:: Data records ::
****************************************

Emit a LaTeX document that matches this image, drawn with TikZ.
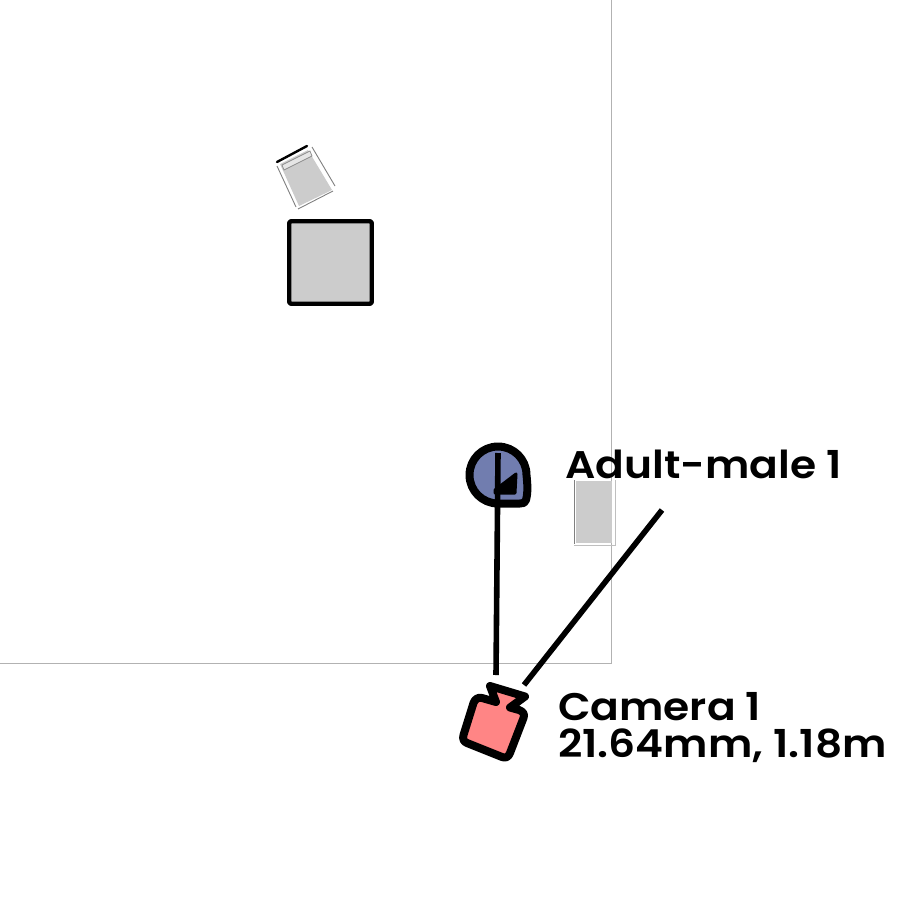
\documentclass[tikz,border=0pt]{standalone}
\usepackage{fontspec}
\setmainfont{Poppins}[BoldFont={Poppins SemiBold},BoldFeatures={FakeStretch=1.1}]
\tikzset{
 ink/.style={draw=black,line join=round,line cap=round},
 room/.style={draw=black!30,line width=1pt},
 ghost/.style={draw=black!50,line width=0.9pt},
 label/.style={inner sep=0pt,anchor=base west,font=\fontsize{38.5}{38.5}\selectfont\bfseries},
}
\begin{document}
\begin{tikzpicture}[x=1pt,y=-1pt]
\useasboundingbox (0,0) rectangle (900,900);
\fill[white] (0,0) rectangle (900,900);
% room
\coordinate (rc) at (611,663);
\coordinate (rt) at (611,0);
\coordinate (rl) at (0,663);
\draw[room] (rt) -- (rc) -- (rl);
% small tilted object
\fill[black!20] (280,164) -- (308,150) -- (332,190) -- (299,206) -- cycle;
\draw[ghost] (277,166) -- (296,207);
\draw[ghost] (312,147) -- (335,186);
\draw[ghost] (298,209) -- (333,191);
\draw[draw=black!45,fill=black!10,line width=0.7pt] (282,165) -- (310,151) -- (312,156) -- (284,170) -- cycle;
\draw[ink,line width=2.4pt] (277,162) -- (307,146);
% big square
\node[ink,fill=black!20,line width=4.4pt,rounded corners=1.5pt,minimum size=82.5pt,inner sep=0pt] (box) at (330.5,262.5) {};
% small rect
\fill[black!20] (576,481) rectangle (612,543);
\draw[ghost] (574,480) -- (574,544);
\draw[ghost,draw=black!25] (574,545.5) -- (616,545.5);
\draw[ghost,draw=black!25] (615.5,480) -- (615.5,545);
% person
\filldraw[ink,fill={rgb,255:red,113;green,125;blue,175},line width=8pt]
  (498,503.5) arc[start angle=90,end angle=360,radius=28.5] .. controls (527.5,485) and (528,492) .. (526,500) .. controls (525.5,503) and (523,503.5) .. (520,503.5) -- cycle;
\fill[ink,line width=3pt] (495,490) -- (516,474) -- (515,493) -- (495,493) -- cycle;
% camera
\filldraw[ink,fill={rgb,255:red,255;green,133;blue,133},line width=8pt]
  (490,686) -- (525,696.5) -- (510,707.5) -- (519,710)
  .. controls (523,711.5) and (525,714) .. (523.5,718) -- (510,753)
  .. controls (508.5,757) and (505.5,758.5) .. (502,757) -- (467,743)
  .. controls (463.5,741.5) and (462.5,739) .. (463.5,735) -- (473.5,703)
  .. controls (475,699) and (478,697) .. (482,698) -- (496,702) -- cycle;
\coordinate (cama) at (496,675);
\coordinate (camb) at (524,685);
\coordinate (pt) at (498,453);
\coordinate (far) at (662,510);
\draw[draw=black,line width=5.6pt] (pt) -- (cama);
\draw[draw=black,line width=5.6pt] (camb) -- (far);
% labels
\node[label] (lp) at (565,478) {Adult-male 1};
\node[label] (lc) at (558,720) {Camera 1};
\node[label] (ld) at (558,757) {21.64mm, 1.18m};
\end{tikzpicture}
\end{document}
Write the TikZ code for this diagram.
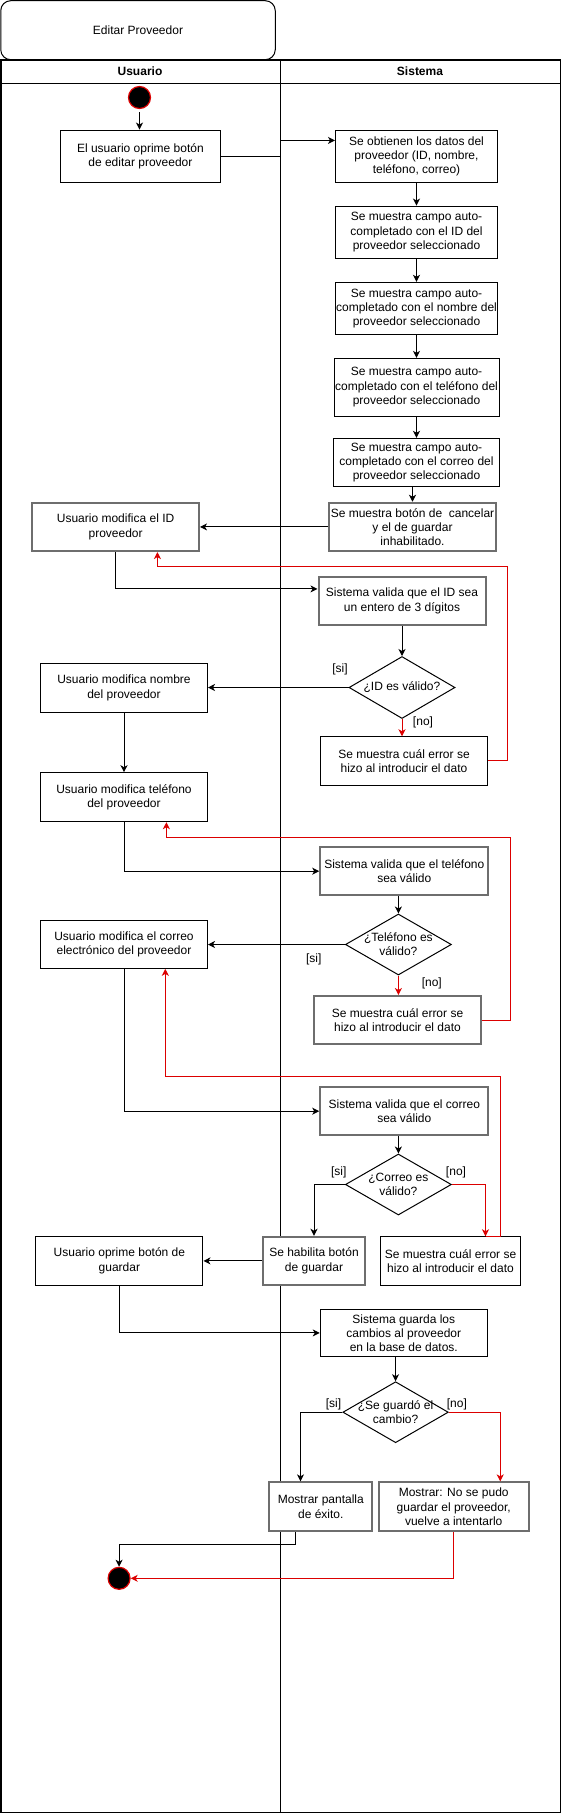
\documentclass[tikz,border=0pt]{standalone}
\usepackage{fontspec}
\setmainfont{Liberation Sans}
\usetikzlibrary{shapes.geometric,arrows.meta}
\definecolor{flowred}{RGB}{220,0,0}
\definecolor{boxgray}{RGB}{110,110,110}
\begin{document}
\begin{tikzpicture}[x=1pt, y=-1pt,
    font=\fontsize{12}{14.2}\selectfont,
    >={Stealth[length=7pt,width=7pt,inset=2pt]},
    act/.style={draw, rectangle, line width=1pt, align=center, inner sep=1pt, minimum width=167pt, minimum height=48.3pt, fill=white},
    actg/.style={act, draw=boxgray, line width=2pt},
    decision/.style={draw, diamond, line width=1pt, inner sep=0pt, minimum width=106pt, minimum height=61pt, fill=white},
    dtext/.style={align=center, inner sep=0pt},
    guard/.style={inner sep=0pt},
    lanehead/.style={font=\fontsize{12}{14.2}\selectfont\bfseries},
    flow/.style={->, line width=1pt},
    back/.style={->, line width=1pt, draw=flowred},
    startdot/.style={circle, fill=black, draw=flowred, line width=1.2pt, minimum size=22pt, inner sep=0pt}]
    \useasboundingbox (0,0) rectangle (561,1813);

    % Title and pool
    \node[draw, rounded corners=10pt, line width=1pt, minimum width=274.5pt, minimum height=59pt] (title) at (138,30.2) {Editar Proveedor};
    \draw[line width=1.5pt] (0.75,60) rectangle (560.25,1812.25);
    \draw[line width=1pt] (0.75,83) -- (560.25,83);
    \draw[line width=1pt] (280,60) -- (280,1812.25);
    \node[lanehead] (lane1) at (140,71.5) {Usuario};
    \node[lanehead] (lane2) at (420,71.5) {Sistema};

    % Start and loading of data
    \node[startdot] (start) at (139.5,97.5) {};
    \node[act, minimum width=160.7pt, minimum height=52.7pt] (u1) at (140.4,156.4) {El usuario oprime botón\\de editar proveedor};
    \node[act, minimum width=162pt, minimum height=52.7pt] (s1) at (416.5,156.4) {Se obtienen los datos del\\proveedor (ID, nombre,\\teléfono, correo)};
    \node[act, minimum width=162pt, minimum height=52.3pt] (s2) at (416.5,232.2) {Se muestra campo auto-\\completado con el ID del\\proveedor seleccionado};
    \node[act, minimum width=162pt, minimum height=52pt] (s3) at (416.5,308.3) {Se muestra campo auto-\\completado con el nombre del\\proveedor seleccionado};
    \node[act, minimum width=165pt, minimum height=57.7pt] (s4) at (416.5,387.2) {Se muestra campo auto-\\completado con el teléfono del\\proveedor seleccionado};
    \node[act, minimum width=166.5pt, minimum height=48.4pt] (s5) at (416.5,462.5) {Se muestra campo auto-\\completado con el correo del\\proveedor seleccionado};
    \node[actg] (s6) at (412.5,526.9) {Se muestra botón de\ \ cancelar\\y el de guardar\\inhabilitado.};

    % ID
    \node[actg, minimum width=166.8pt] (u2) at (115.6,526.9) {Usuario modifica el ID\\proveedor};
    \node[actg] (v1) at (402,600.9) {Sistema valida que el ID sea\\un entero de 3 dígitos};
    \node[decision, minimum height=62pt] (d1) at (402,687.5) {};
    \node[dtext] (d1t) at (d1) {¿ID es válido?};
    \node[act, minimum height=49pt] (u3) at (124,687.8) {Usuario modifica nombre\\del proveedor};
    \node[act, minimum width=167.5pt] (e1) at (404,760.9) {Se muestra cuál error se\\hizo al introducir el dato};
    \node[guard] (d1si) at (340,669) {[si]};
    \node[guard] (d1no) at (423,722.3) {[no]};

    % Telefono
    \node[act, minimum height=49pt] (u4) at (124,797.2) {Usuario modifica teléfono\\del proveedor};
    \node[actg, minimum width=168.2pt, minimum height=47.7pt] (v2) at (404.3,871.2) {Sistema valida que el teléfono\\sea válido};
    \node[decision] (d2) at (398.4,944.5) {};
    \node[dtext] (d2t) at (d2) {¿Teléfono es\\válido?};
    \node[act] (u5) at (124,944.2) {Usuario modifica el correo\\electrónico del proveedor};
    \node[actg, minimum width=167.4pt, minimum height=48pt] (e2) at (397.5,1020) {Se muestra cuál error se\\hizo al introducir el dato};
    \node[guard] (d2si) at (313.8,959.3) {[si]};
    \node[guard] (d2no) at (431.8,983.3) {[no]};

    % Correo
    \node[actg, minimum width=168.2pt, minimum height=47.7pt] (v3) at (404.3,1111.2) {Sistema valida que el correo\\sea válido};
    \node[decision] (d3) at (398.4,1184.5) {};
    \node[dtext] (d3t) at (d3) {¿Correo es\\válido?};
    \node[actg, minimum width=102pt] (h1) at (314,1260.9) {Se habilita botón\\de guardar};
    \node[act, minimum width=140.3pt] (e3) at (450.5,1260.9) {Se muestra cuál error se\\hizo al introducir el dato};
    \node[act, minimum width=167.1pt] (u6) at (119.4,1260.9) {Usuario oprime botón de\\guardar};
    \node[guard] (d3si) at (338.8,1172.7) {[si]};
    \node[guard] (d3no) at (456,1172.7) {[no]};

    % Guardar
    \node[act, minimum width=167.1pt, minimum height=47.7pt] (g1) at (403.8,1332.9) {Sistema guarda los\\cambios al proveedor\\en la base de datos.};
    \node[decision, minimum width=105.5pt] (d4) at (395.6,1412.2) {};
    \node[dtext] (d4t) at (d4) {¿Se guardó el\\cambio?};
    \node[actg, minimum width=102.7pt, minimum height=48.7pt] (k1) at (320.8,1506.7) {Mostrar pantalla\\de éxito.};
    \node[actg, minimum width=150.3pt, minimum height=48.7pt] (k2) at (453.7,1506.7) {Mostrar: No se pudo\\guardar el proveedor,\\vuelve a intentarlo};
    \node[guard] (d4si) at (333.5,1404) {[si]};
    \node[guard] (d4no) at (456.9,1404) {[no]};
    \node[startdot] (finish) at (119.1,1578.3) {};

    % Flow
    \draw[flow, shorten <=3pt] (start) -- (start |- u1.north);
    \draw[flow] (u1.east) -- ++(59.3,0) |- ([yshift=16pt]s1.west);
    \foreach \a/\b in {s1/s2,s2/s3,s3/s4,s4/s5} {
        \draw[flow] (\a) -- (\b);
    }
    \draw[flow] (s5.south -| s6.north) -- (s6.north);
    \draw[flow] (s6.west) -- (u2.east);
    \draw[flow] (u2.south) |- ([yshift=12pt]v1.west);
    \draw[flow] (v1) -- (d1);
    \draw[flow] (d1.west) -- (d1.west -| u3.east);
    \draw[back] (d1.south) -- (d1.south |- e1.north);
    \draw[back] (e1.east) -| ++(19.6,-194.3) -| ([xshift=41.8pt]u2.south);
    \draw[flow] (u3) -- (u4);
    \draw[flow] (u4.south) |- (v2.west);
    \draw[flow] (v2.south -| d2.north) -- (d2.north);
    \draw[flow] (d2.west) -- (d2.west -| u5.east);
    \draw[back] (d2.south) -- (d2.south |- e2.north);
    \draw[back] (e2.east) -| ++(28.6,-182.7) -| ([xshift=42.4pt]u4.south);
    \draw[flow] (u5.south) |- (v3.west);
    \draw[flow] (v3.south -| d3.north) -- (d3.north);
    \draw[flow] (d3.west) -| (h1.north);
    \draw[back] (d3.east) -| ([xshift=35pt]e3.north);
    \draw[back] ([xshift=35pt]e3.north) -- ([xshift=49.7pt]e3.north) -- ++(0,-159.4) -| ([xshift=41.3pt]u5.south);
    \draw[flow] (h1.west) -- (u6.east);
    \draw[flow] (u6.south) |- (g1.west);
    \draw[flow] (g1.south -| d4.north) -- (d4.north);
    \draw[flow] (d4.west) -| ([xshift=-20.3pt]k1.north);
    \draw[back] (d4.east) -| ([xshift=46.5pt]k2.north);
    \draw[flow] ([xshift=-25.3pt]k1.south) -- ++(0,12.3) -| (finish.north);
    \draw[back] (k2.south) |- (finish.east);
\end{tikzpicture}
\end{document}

****************************************

Your task is to quote, unchanged, only the lines from the line bearing "Write the TikZ code for this diagram." through the line bearing "(lane2) at (420,71.5)"; the pictures are not part of the copy.

Write the TikZ code for this diagram.
\documentclass[tikz,border=0pt]{standalone}
\usepackage{fontspec}
\setmainfont{Liberation Sans}
\usetikzlibrary{shapes.geometric,arrows.meta}
\definecolor{flowred}{RGB}{220,0,0}
\definecolor{boxgray}{RGB}{110,110,110}
\begin{document}
\begin{tikzpicture}[x=1pt, y=-1pt,
    font=\fontsize{12}{14.2}\selectfont,
    >={Stealth[length=7pt,width=7pt,inset=2pt]},
    act/.style={draw, rectangle, line width=1pt, align=center, inner sep=1pt, minimum width=167pt, minimum height=48.3pt, fill=white},
    actg/.style={act, draw=boxgray, line width=2pt},
    decision/.style={draw, diamond, line width=1pt, inner sep=0pt, minimum width=106pt, minimum height=61pt, fill=white},
    dtext/.style={align=center, inner sep=0pt},
    guard/.style={inner sep=0pt},
    lanehead/.style={font=\fontsize{12}{14.2}\selectfont\bfseries},
    flow/.style={->, line width=1pt},
    back/.style={->, line width=1pt, draw=flowred},
    startdot/.style={circle, fill=black, draw=flowred, line width=1.2pt, minimum size=22pt, inner sep=0pt}]
    \useasboundingbox (0,0) rectangle (561,1813);

    % Title and pool
    \node[draw, rounded corners=10pt, line width=1pt, minimum width=274.5pt, minimum height=59pt] (title) at (138,30.2) {Editar Proveedor};
    \draw[line width=1.5pt] (0.75,60) rectangle (560.25,1812.25);
    \draw[line width=1pt] (0.75,83) -- (560.25,83);
    \draw[line width=1pt] (280,60) -- (280,1812.25);
    \node[lanehead] (lane1) at (140,71.5) {Usuario};
    \node[lanehead] (lane2) at (420,71.5) {Sistema};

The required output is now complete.